Buddhist meditation and religious music are not precisely a scenic experience for themselves but after they are inside of a religious but tourist sight (Puning temple) then they become immediately a scenic experience for any visitor. In this case, that initially touristic experience develops in something extraordinary when the spectator-tourist feels that inherent life coming from those Buddhist monks praying or those traditional musicians playing their instruments, working as any other day they do.
They were doing what they usually do, without any theatrical or even artistic interest, but they had been put on a stage by the tourist officials; so, we could be pilgrims or spectators as we wanted, we’d share their religion or we’d watch an spectacle. This was a extraordinary dichotomy: they were performing and not performing for us because they were simply doing their own job.
First, I could have the experience of watching and listening a big group of Buddhist monks (mostly teenagers) praying and reciting mantras inside a shrine, playing instruments and blessing pilgrims; it was a visual experience yes, but it was specially for the ear and for the mind. I was invited to participate in their meditation, just seating there and listening; my experience first theatrical became spiritual and uniquely total. I didn’t recorded any video during my meditation, of course I didn’t need it.
Buddhist Monks praying at Puning Temple
Some steps up (this temple like any other temple in China is shaped like a hill), face to the Kuanyin of Thousands Arms Shrine, I found a group of traditional musicians working for the pilgrims who wanted to pray to the Goddess with a special musical ambiance.
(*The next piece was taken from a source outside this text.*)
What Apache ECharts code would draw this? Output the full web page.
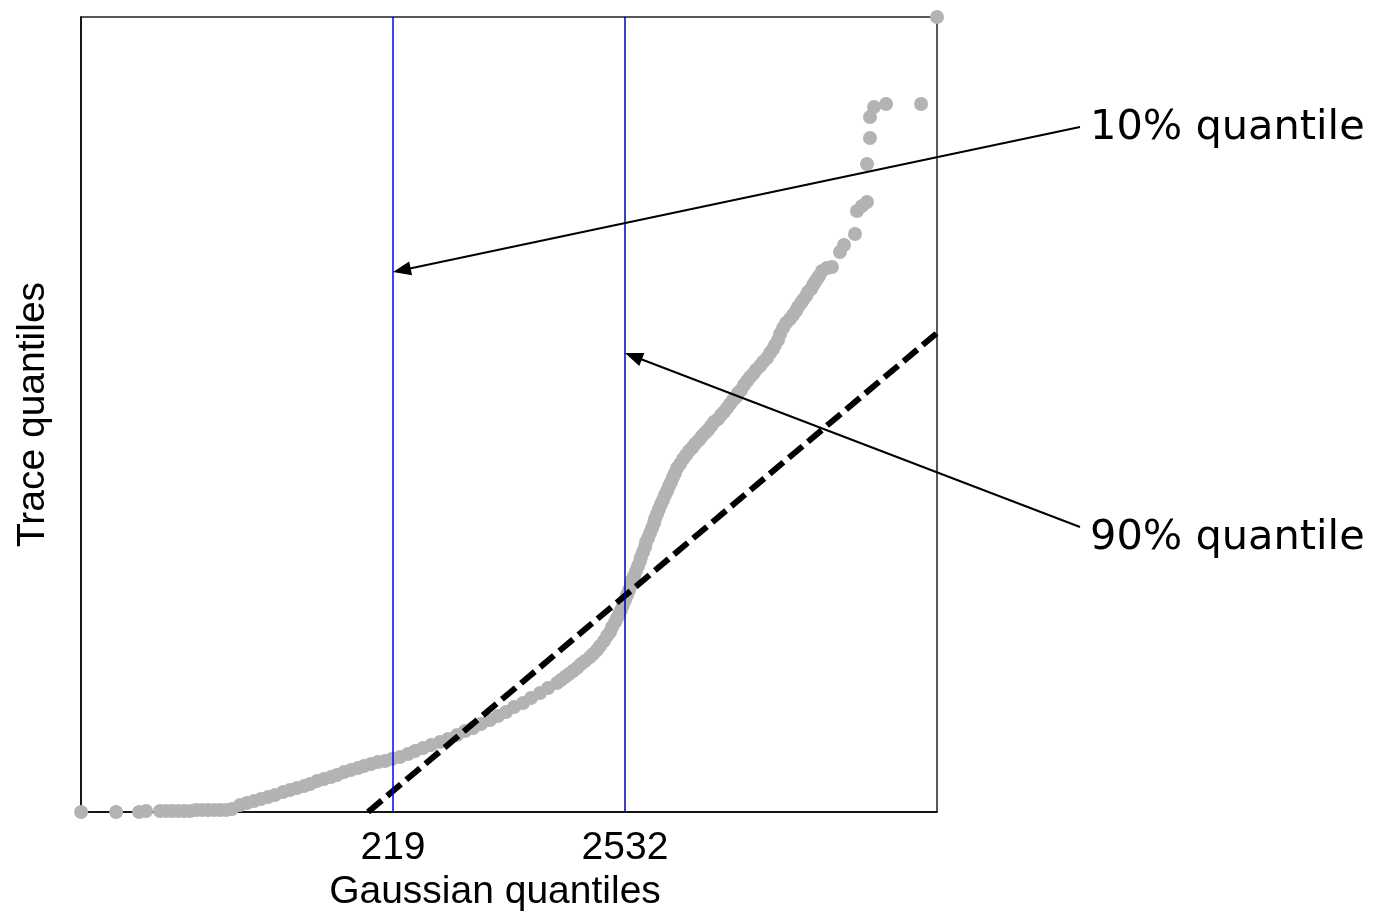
<!DOCTYPE html>
<html><head><meta charset="utf-8">
<script src="https://cdn.jsdelivr.net/npm/echarts@6/dist/echarts.min.js"></script>
<style>html,body{margin:0;padding:0;background:#fff}#c{width:1380px;height:923px}</style>
</head><body><div id="c"></div>
<script>
// Gaussian quantiles (x) and trace quantiles (y) of the QQ plot
const gaussQ = [-2891,-2542,-2313,-2243,-2104,-2044,-1984,-1924,-1864,-1805,-1745,-1685,-1625,-1565,-1505,-1446,-1386,-1306,-1236,-1166,-1097,-1027,-957,-877,-808,-738,-668,-608,-538,-469,-399,-339,-269,-199,-130,-70,0,70,140,209,289,369,439,518,598,688,768,857,937,1017,1097,1186,1266,1346,1426,1515,1595,1685,1765,1854,1894,1934,1974,2014,2054,2094,2134,2183,2213,2253,2283,2323,2353,2383,2403,2433,2453,2473,2493,2512,2532,2552,2572,2592,2602,2622,2642,2662,2682,2692,2712,2732,2742,2762,2782,2802,2822,2831,2851,2871,2891,2911,2931,2951,2971,2991,3011,3031,3051,3081,3111,3141,3170,3200,3230,3270,3300,3330,3360,3390,3420,3460,3490,3519,3549,3579,3609,3639,3659,3689,3719,3749,3779,3809,3838,3878,3908,3948,3978,4008,4028,4058,4078,4108,4138,4177,4207,4237,4257,4287,4307,4337,4357,4387,4407,4427,4447,4467,4496,4546,4596,4676,4716,4825,4845,4895,4945,4945,4975,4975,5015,5135,5484,5643];
const traceQ = [0,0,0,10,10,10,10,10,10,10,20,20,20,20,20,20,30,70,90,110,130,150,170,200,220,240,260,280,310,330,350,370,400,420,440,460,480,500,510,530,550,580,610,640,670,700,730,770,810,840,880,920,960,1000,1050,1090,1140,1190,1240,1290,1320,1350,1380,1410,1440,1480,1510,1550,1580,1620,1660,1710,1760,1800,1850,1900,1940,1980,2020,2070,2120,2170,2220,2270,2320,2360,2410,2460,2510,2550,2600,2650,2700,2740,2790,2840,2890,2930,2980,3030,3080,3120,3170,3210,3260,3300,3350,3390,3440,3480,3530,3570,3610,3640,3680,3720,3760,3790,3820,3860,3900,3930,3970,4000,4040,4080,4120,4150,4190,4220,4270,4310,4350,4380,4420,4460,4500,4540,4590,4630,4670,4720,4780,4840,4890,4930,4970,5010,5050,5090,5120,5160,5200,5230,5270,5300,5330,5360,5410,5440,5450,5600,5670,5780,6010,6060,6100,6480,6740,6950,7050,7080,7080,7950];
const xTickValues = [219, 2532];
const quantileMarks = [219, 2532];
const quantileColors = ['#0000ff', '#0000b0'];
const refLineX = [-30, 5643];
const refLineY = [0, 4790];
const annotLabels = ['10% quantile', '90% quantile'];
const arrowTipY = [5400, 4590];
const xRange = [-2892, 5643];
const yRange = [0, 7950];

const chart = echarts.init(document.getElementById('c'));
const sansA = '"Liberation Sans", Arial, sans-serif';
const sansV = 'Verdana, "DejaVu Sans", sans-serif';

const quantileSeries = quantileMarks.map((v, i) => ({
  type: 'line', z: 4, symbol: 'none', silent: true, data: [],
  markLine: {
    silent: true, symbol: ['none', 'none'], label: { show: false }, animation: false,
    lineStyle: { color: quantileColors[i], width: 1.5, type: 'solid', opacity: 1 },
    emphasis: { disabled: true },
    data: [{ xAxis: v }]
  }
}));

chart.setOption({
  animation: false,
  backgroundColor: '#fff',
  grid: { left: 81, top: 17, right: 443, bottom: 111, show: true, borderColor: '#222', borderWidth: 1.5, outerBoundsMode: 'none' },
  xAxis: {
    type: 'value', min: xRange[0], max: xRange[1],
    axisLine: { show: true, onZero: false, lineStyle: { color: '#000', width: 1.5 } },
    axisTick: { show: false },
    splitLine: { show: false },
    axisLabel: { customValues: xTickValues, formatter: v => String(v), color: '#000', fontFamily: sansA, fontSize: 39, margin: 17 },
    name: 'Gaussian quantiles', nameLocation: 'middle', nameGap: 60,
    nameTextStyle: { color: '#000', fontFamily: sansA, fontSize: 39, padding: [0, 28, 0, 0] }
  },
  yAxis: {
    type: 'value', min: yRange[0], max: yRange[1],
    axisLine: { show: true, onZero: false, lineStyle: { color: '#000', width: 1.5 } },
    axisTick: { show: false }, axisLabel: { show: false }, splitLine: { show: false },
    name: 'Trace quantiles', nameLocation: 'middle', nameGap: 28,
    nameTextStyle: { color: '#000', fontFamily: sansA, fontSize: 39 }
  },
  series: [
    {
      type: 'scatter', z: 2, clip: false, symbolSize: 14,
      itemStyle: { color: '#b3b3b3', opacity: 1 },
      data: gaussQ.map((x, i) => [x, traceQ[i]]),
      silent: true
    },
    {
      type: 'line', z: 3, clip: false, symbol: 'none', silent: true,
      data: refLineX.map((x, i) => [x, refLineY[i]]),
      lineStyle: { color: '#000', width: 6, type: [18, 7] }
    }
  ].concat(quantileSeries)
});

// annotations with arrows pointing at the quantile lines
const labelPos = [[1090, 128], [1090, 538]];
const graphics = [];
annotLabels.forEach((t, i) => {
  const tip = chart.convertToPixel({ gridIndex: 0 }, [quantileMarks[i], arrowTipY[i]]);
  const tail = [labelPos[i][0] - 10, labelPos[i][1] - (i === 1 ? 11 : 1)];
  const dx = tip[0] - tail[0], dy = tip[1] - tail[1];
  const len = Math.sqrt(dx * dx + dy * dy);
  const ux = dx / len, uy = dy / len, nx = -uy, ny = ux;
  const L = 18, W = 7;
  const bx = tip[0] - L * ux, by = tip[1] - L * uy;
  graphics.push({
    type: 'line', z: 10, silent: true,
    shape: { x1: tail[0], y1: tail[1], x2: bx + 2 * ux, y2: by + 2 * uy },
    style: { stroke: '#000', lineWidth: 2 }
  });
  graphics.push({
    type: 'polygon', z: 10, silent: true,
    shape: { points: [[tip[0], tip[1]], [bx + W * nx, by + W * ny], [bx - W * nx, by - W * ny]] },
    style: { fill: '#000' }
  });
  graphics.push({
    type: 'text', z: 10, silent: true, x: labelPos[i][0], y: labelPos[i][1],
    style: { text: t, fill: '#000', font: '41.5px ' + sansV, verticalAlign: 'middle', align: 'left' }
  });
});
chart.setOption({ graphic: graphics });
</script>
</body></html>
Traditional instruments and traditional customs, musicians dressed for a theatrical performance. They were in the middle of that mass of pilgrims, playing their religious music, giving an introduction to the Kuanyin’s Shrine entrance.
Traditional instruments and traditional customs, musicians dressed for a theatrical performance. They were in the middle of that mass of pilgrims, playing their religious music, giving an introduction to the Kuanyin’s Shrine entrance.
This was a refreshing and lively visit after a day before without life, with those huge empty buildings and that wasted Qing style Beijing Opera theatre. I wasn’t anymore inside a museum I was inside of a lively open air theatre.
Chengde was being part of a new perception of my theatrical Chinese experience.